This distress was pervasive, and it followed many of the refugees to the United States, as they settled, largely, in New York and Miami. And with little trauma counseling, rage, depression and domestic violence ran rampant, says Sabine Albert, who worked with the refugees at the Haitian Women's Center.

So did denial. Because of the way the Haitians had learned they had HIV--they were never shown their test results but simply "informed" of them one day over a loudspeaker--many refugees had difficulty believing they had the virus. Others accepted the diagnosis but rejected treatment all the same because they didn't trust US doctors (after all, it was US doctors who had plied them with Depo-Provera and other suspect medications). The result was that many refugees died too quickly, according to Betty Williams, an AIDS housing activist who became a foster mother to two children in the camp. "There were a huge number of unnecessarily early deaths," she laments.

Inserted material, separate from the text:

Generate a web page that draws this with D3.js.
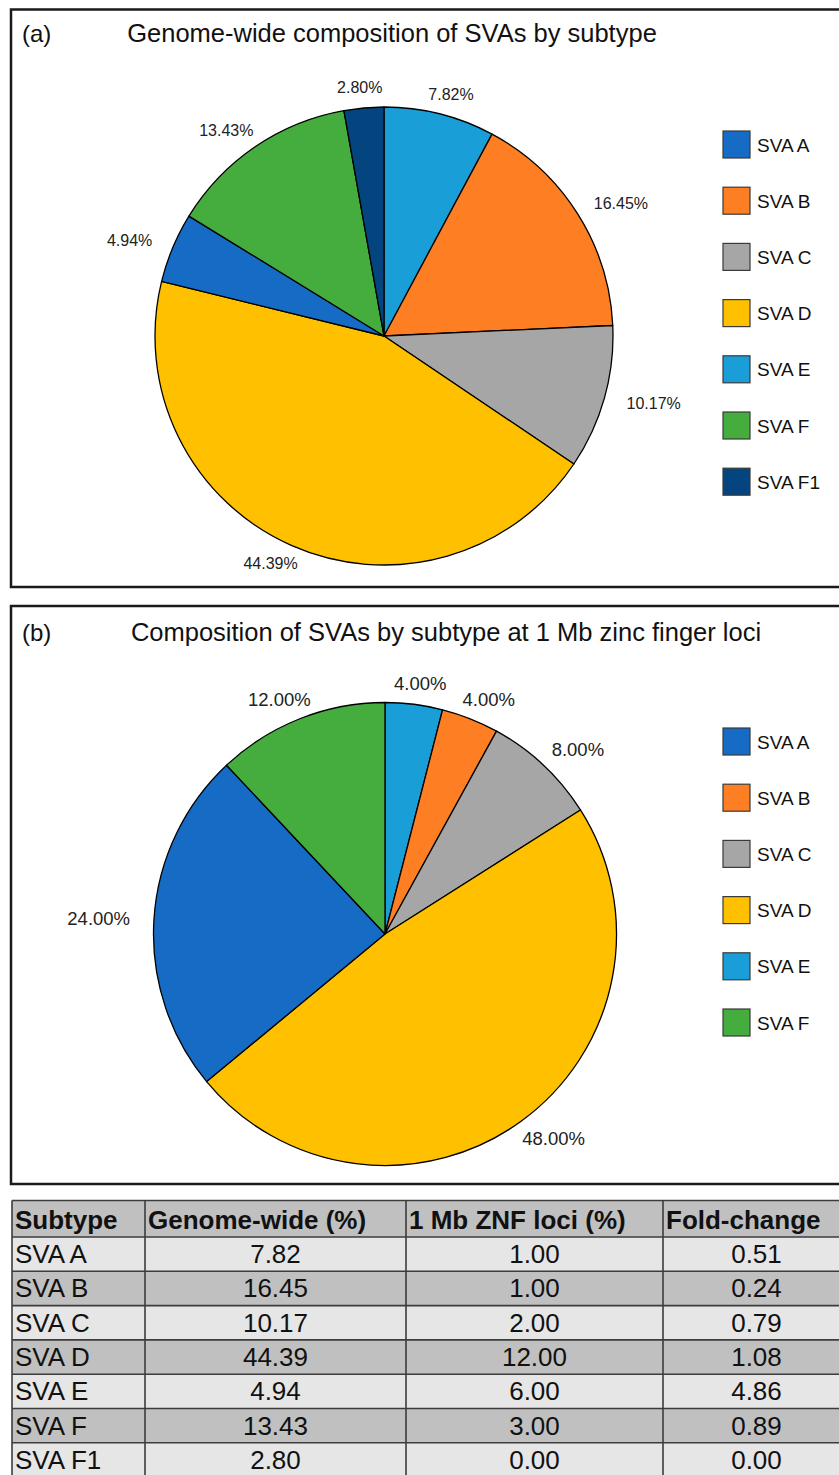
<!DOCTYPE html>
<html>
<head>
<meta charset="utf-8">
<script src="https://cdn.jsdelivr.net/npm/d3@7"></script>
<style>
  html, body { margin: 0; padding: 0; background: #fff; }
  svg { display: block; font-family: "Liberation Sans", Arial, Helvetica, sans-serif; }
</style>
</head>
<body>
<svg id="fig" width="839" height="1475"></svg>
<script>
// Subtypes and their legend colours
const subtypes = ["SVA A", "SVA B", "SVA C", "SVA D", "SVA E", "SVA F", "SVA F1"];
const subtypeColors = ["#166cc5", "#fd7e23", "#a6a6a6", "#ffc000", "#1a9ed8", "#45ad3e", "#05457f"];

// Panel (a): genome-wide composition, slices clockwise from 12 o'clock
const sliceKeysA = ["SVA E", "SVA B", "SVA C", "SVA D", "SVA A", "SVA F", "SVA F1"];
const sliceValuesA = [7.82, 16.45, 10.17, 44.39, 4.94, 13.43, 2.80];
const legendA = ["SVA A", "SVA B", "SVA C", "SVA D", "SVA E", "SVA F", "SVA F1"];

// Panel (b): composition at 1 Mb zinc finger loci
const sliceKeysB = ["SVA E", "SVA B", "SVA C", "SVA D", "SVA A", "SVA F"];
const sliceValuesB = [4.00, 4.00, 8.00, 48.00, 24.00, 12.00];
const legendB = ["SVA A", "SVA B", "SVA C", "SVA D", "SVA E", "SVA F"];

// Summary table
const tableHeaders = ["Subtype", "Genome-wide (%)", "1 Mb ZNF loci (%)", "Fold-change"];
const genomeWide = [7.82, 16.45, 10.17, 44.39, 4.94, 13.43, 2.80];
const znfLoci = [1.00, 1.00, 2.00, 12.00, 6.00, 3.00, 0.00];
const foldChange = [0.51, 0.24, 0.79, 1.08, 4.86, 0.89, 0.00];

const svg = d3.select("#fig");
const color = d3.scaleOrdinal().domain(subtypes).range(subtypeColors);

function panel(cfg) {
  const g = svg.append("g");
  // frame
  g.append("rect")
    .attr("x", cfg.box[0]).attr("y", cfg.box[1])
    .attr("width", cfg.box[2]).attr("height", cfg.box[3])
    .attr("fill", "none").attr("stroke", "#1a1a1a").attr("stroke-width", 2.5);
  g.append("text").attr("x", 22).attr("y", cfg.titleY)
    .attr("font-size", 24).attr("fill", "#111").text(cfg.tag);
  g.append("text").attr("x", cfg.titleX).attr("y", cfg.titleY)
    .attr("text-anchor", "middle").attr("font-size", cfg.titleSize).attr("fill", "#111").text(cfg.title);

  const pie = d3.pie().sort(null).value(d => d.v);
  const data = pie(cfg.keys.map((k, i) => ({ k, v: cfg.values[i] })));
  const arc = d3.arc().innerRadius(0).outerRadius(cfg.r);
  const pg = g.append("g").attr("transform", `translate(${cfg.cx},${cfg.cy})`);
  pg.selectAll("path").data(data).join("path")
    .attr("d", arc)
    .attr("fill", d => color(d.data.k))
    .attr("stroke", "#000").attr("stroke-width", 1.3).attr("stroke-linejoin", "round");

  // outside-end labels, offset from the rim by half the label box
  pg.selectAll("text").data(data).join("text")
    .attr("font-size", cfg.labelSize).attr("fill", "#222")
    .attr("text-anchor", "middle").attr("dominant-baseline", "central")
    .text(d => d.data.v.toFixed(2) + "%")
    .each(function (d) {
      const w = this.getComputedTextLength();
      const h = cfg.labelSize;
      const a = (d.startAngle + d.endAngle) / 2;
      const sx = Math.sin(a), sy = -Math.cos(a);
      const rr = cfg.r + 12;
      d3.select(this)
        .attr("x", rr * sx + (w / 2 + 12) * sx)
        .attr("y", rr * sy + (h / 2) * sy);
    });

  // legend
  const y = d3.scalePoint().domain(cfg.legend).range([cfg.legendTop, cfg.legendTop + 56.2 * (cfg.legend.length - 1)]);
  const item = g.append("g").selectAll("g").data(cfg.legend).join("g")
    .attr("transform", d => `translate(723,${y(d)})`);
  item.append("rect").attr("width", 27).attr("height", 27)
    .attr("fill", d => color(d)).attr("stroke", "#3a3a3a").attr("stroke-width", 1.2);
  item.append("text").attr("x", 34).attr("y", 14).attr("dominant-baseline", "central")
    .attr("font-size", 19).attr("fill", "#111").text(d => d);
}

panel({
  box: [11, 9.5, 840, 577.5], tag: "(a)", title: "Genome-wide composition of SVAs by subtype",
  titleX: 392, titleY: 42, titleSize: 25.5,
  keys: sliceKeysA, values: sliceValuesA, cx: 384, cy: 336, r: 229, labelSize: 16,
  legend: legendA, legendTop: 131
});

panel({
  box: [11, 606, 840, 578], tag: "(b)", title: "Composition of SVAs by subtype at 1 Mb zinc finger loci",
  titleX: 446, titleY: 641, titleSize: 25.5,
  keys: sliceKeysB, values: sliceValuesB, cx: 385, cy: 934, r: 231.5, labelSize: 18.5,
  legend: legendB, legendTop: 728
});

// ---- table ----
const colEdges = [12, 145, 406, 663, 850];
const headerTop = 1200.5, headerH = 36.5, rowH = 34.3;
const rowY = d3.scaleBand().domain(subtypes).range([headerTop + headerH, headerTop + headerH + rowH * subtypes.length]);
const tg = svg.append("g");

// header
tg.append("rect").attr("x", colEdges[0]).attr("y", headerTop)
  .attr("width", colEdges[4] - colEdges[0]).attr("height", headerH).attr("fill", "#c0c0c0");
tg.selectAll("text.head").data(tableHeaders).join("text").attr("class", "head")
  .attr("x", (d, i) => colEdges[i] + 3).attr("y", headerTop + headerH / 2 + 1)
  .attr("dominant-baseline", "central").attr("font-size", 26).attr("font-weight", "bold")
  .attr("fill", "#111").text(d => d);

// body rows
const rows = subtypes.map((s, i) => ({ s, vals: [genomeWide[i], znfLoci[i], foldChange[i]], i }));
const rg = tg.selectAll("g.row").data(rows).join("g").attr("class", "row")
  .attr("transform", d => `translate(0,${rowY(d.s)})`);
rg.append("rect").attr("x", colEdges[0]).attr("width", colEdges[4] - colEdges[0])
  .attr("height", rowY.bandwidth()).attr("fill", d => d.i % 2 === 0 ? "#e6e6e6" : "#c0c0c0");
rg.append("text").attr("x", colEdges[0] + 3).attr("y", rowY.bandwidth() / 2)
  .attr("dominant-baseline", "central").attr("font-size", 26).attr("fill", "#111").text(d => d.s);
rg.selectAll("text.num").data(d => d.vals).join("text").attr("class", "num")
  .attr("x", (v, j) => (colEdges[j + 1] + colEdges[j + 2]) / 2)
  .attr("y", rowY.bandwidth() / 2)
  .attr("text-anchor", "middle").attr("dominant-baseline", "central")
  .attr("font-size", 26).attr("fill", "#111").text(v => v.toFixed(2));

// grid lines
const hLines = [headerTop, headerTop + headerH].concat(subtypes.map(s => rowY(s) + rowY.bandwidth()));
tg.selectAll("line.h").data(hLines).join("line").attr("class", "h")
  .attr("x1", colEdges[0]).attr("x2", colEdges[4]).attr("y1", d => d).attr("y2", d => d)
  .attr("stroke", "#3c3c3c").attr("stroke-width", 1.6);
tg.selectAll("line.v").data(colEdges.slice(0, 4)).join("line").attr("class", "v")
  .attr("x1", d => d).attr("x2", d => d).attr("y1", headerTop).attr("y2", headerTop + headerH + rowH * subtypes.length)
  .attr("stroke", "#3c3c3c").attr("stroke-width", 1.6);
</script>
</body>
</html>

Today, approximately half the refugees are dead, Williams estimates. Of those who remain, a number have managed to build new lives for themselves. But a good number still struggle--like Avril, who wiles away his days in a psychiatric institution; or Raoul Surpris, who struggles with drug addiction and is homeless.

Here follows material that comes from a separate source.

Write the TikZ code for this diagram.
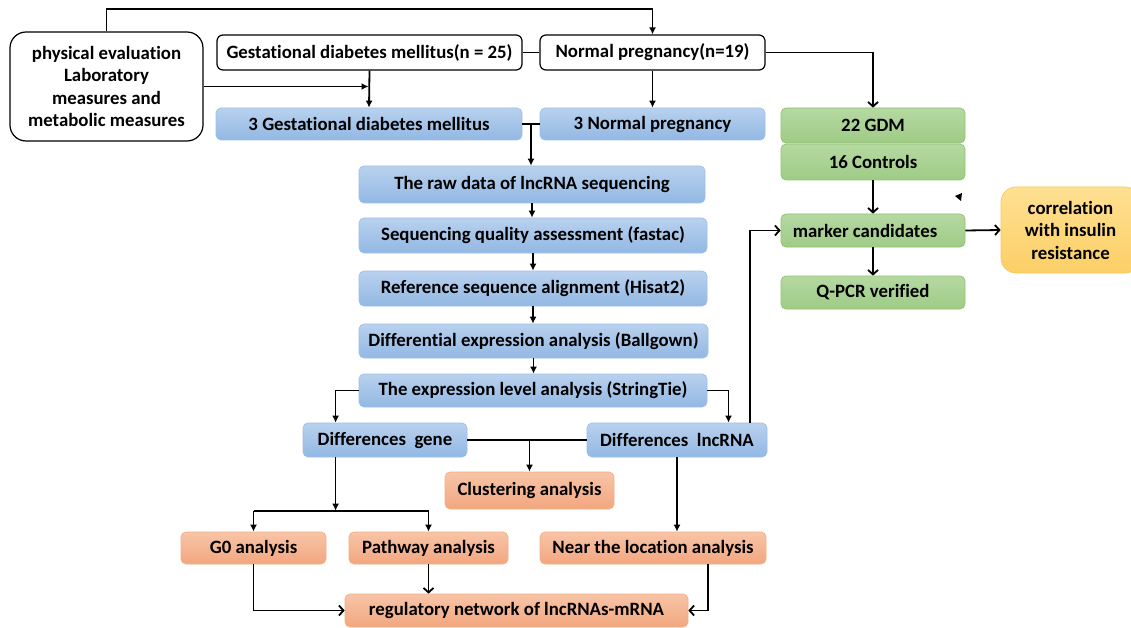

Then, there are the refugees still in immigration limbo. All the children who were born on Guantánamo are effectively stateless, since the camp authorities would not give them US birth certificates and Haiti has not extended citizenship rights to them either. "Their status is still hanging in the air," says Pierre-Louis.

As for the adults, many are still waiting for their asylum applications to be processed, still waiting to find out if they can live in the United States or will be sent back to Haiti. And while the asylum process can drag on for any applicant, many refugees see their wait as more evidence of discrimination. "So many bad people have a place, but I'm not official," says Fils, who applied for asylum in 1994 and whose HIV-negative sons and parents have already gained refugee and permanent-resident status. One son even joined the Marines. "Why I give my son to fight for this country and I can't have a place here?"

Ten years later, questions like these remain unanswered, and the hard lessons of Guantánamo have yet to be learned, while many of the old mistakes are being repeated.